[Exercise directions]
Extract the lines from the start through the line that holds "return max(side *", both included, omitting all images.

::::::

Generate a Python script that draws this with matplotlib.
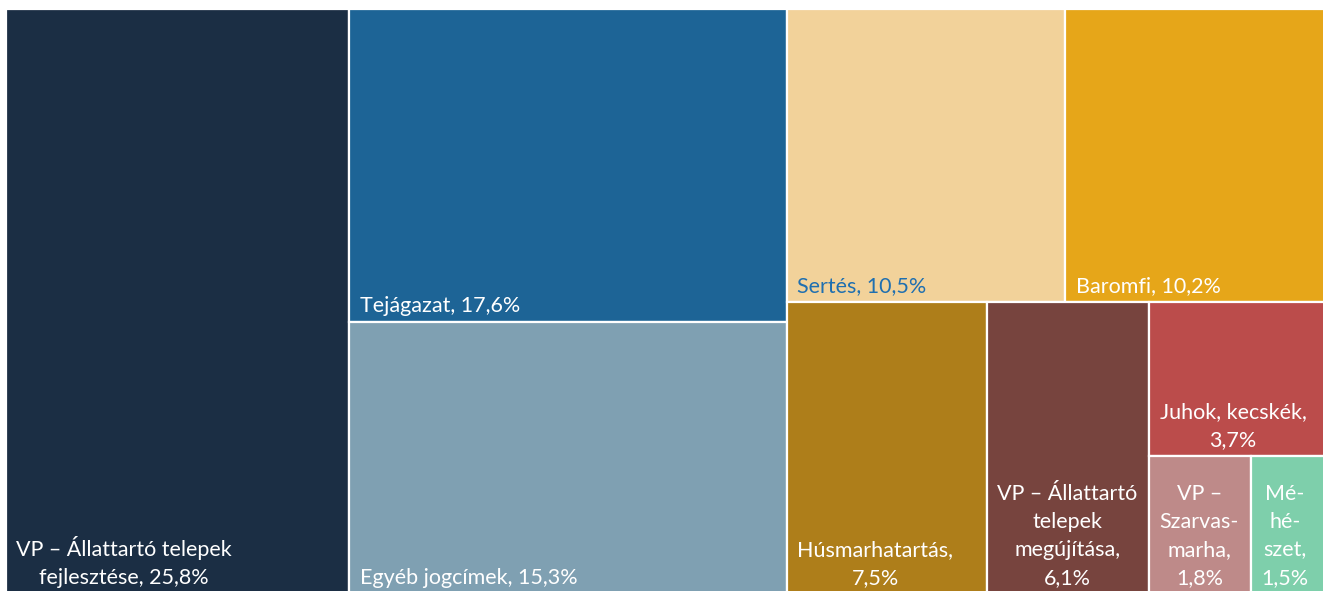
import matplotlib
matplotlib.use("Agg")
import matplotlib.pyplot as plt
from matplotlib.patches import Rectangle

plt.rcParams['font.family'] = ['Lato', 'DejaVu Sans']

# Adatok (százalék)
labels = [
    "VP – Állattartó telepek\nfejlesztése, 25,8%",
    "Tejágazat, 17,6%",
    "Egyéb jogcímek, 15,3%",
    "Sertés, 10,5%",
    "Baromfi, 10,2%",
    "Húsmarhatartás,\n7,5%",
    "VP – Állattartó\ntelepek\nmegújítása,\n6,1%",
    "Juhok, kecskék,\n3,7%",
    "VP –\nSzarvas-\nmarha,\n1,8%",
    "Mé-\nhé-\nszet,\n1,5%",
]
values = [25.8, 17.6, 15.3, 10.5, 10.2, 7.5, 6.1, 3.7, 1.8, 1.5]
colors = ["#1B2E44", "#1D6496", "#7FA0B2", "#F2D29A", "#E6A619",
          "#AE7E1A", "#77443E", "#BB4C4B", "#BE8A89", "#7ECFAB"]
text_colors = ["white", "white", "white", "#1F6FB0", "white",
               "white", "white", "white", "white", "white"]

# a diagram kicsit túlnyúlik a képen (jobbra és lent le van vágva)
W, H = 1330.0, 585.0


def worst(row, side):
    s = sum(row)
    return max(side * side * max(row) / (s * s), s * s / (side * side * min(row)))


def squarify(vals, x, y, w, h):
    rects = []
    while vals:
        side = min(w, h)
        row = [vals[0]]
        i = 1
        while i < len(vals) and worst(row + [vals[i]], side) <= worst(row, side):
            row.append(vals[i])
            i += 1
        s = sum(row)
        if w >= h:
            cw = s / h
            yy = y
            for v in row:
                rects.append((x, yy, cw, v / cw))
                yy += v / cw
            x += cw
            w -= cw
        else:
            rh = s / w
            xx = x
            for v in row:
                rects.append((xx, y, v / rh, rh))
                xx += v / rh
            y += rh
            h -= rh
        vals = vals[i:]
    return rects


total = sum(values)
areas = [v / total * W * H for v in values]
rects = squarify(areas, 0, 0, W, H)

fig = plt.figure(figsize=(13.23, 5.91), dpi=100)
ax = fig.add_axes([6 / 1323, (591 - 9 - H) / 591, W / 1323, H / 591])
ax.set_xlim(0, W)
ax.set_ylim(H, 0)
ax.axis('off')

for (x, y, w, h), lab, c, tc in zip(rects, labels, colors, text_colors):
    ax.add_patch(Rectangle((x, y), w, h, facecolor=c, edgecolor='white',
                           linewidth=1.6, clip_on=False))
    ax.annotate(lab, (x, y + h), xytext=(7.5, 4.5), textcoords='offset points',
                ha='left', va='bottom', multialignment='center',
                color=tc, fontsize=15.5, linespacing=1.5)

fig.savefig("out.png", dpi=100)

::::::

[Full response]
Generate a Python script that draws this with matplotlib.
import matplotlib
matplotlib.use("Agg")
import matplotlib.pyplot as plt
from matplotlib.patches import Rectangle

plt.rcParams['font.family'] = ['Lato', 'DejaVu Sans']

# Adatok (százalék)
labels = [
    "VP – Állattartó telepek\nfejlesztése, 25,8%",
    "Tejágazat, 17,6%",
    "Egyéb jogcímek, 15,3%",
    "Sertés, 10,5%",
    "Baromfi, 10,2%",
    "Húsmarhatartás,\n7,5%",
    "VP – Állattartó\ntelepek\nmegújítása,\n6,1%",
    "Juhok, kecskék,\n3,7%",
    "VP –\nSzarvas-\nmarha,\n1,8%",
    "Mé-\nhé-\nszet,\n1,5%",
]
values = [25.8, 17.6, 15.3, 10.5, 10.2, 7.5, 6.1, 3.7, 1.8, 1.5]
colors = ["#1B2E44", "#1D6496", "#7FA0B2", "#F2D29A", "#E6A619",
          "#AE7E1A", "#77443E", "#BB4C4B", "#BE8A89", "#7ECFAB"]
text_colors = ["white", "white", "white", "#1F6FB0", "white",
               "white", "white", "white", "white", "white"]

# a diagram kicsit túlnyúlik a képen (jobbra és lent le van vágva)
W, H = 1330.0, 585.0


def worst(row, side):
    s = sum(row)
    return max(side * side * max(row) / (s * s), s * s / (side * side * min(row)))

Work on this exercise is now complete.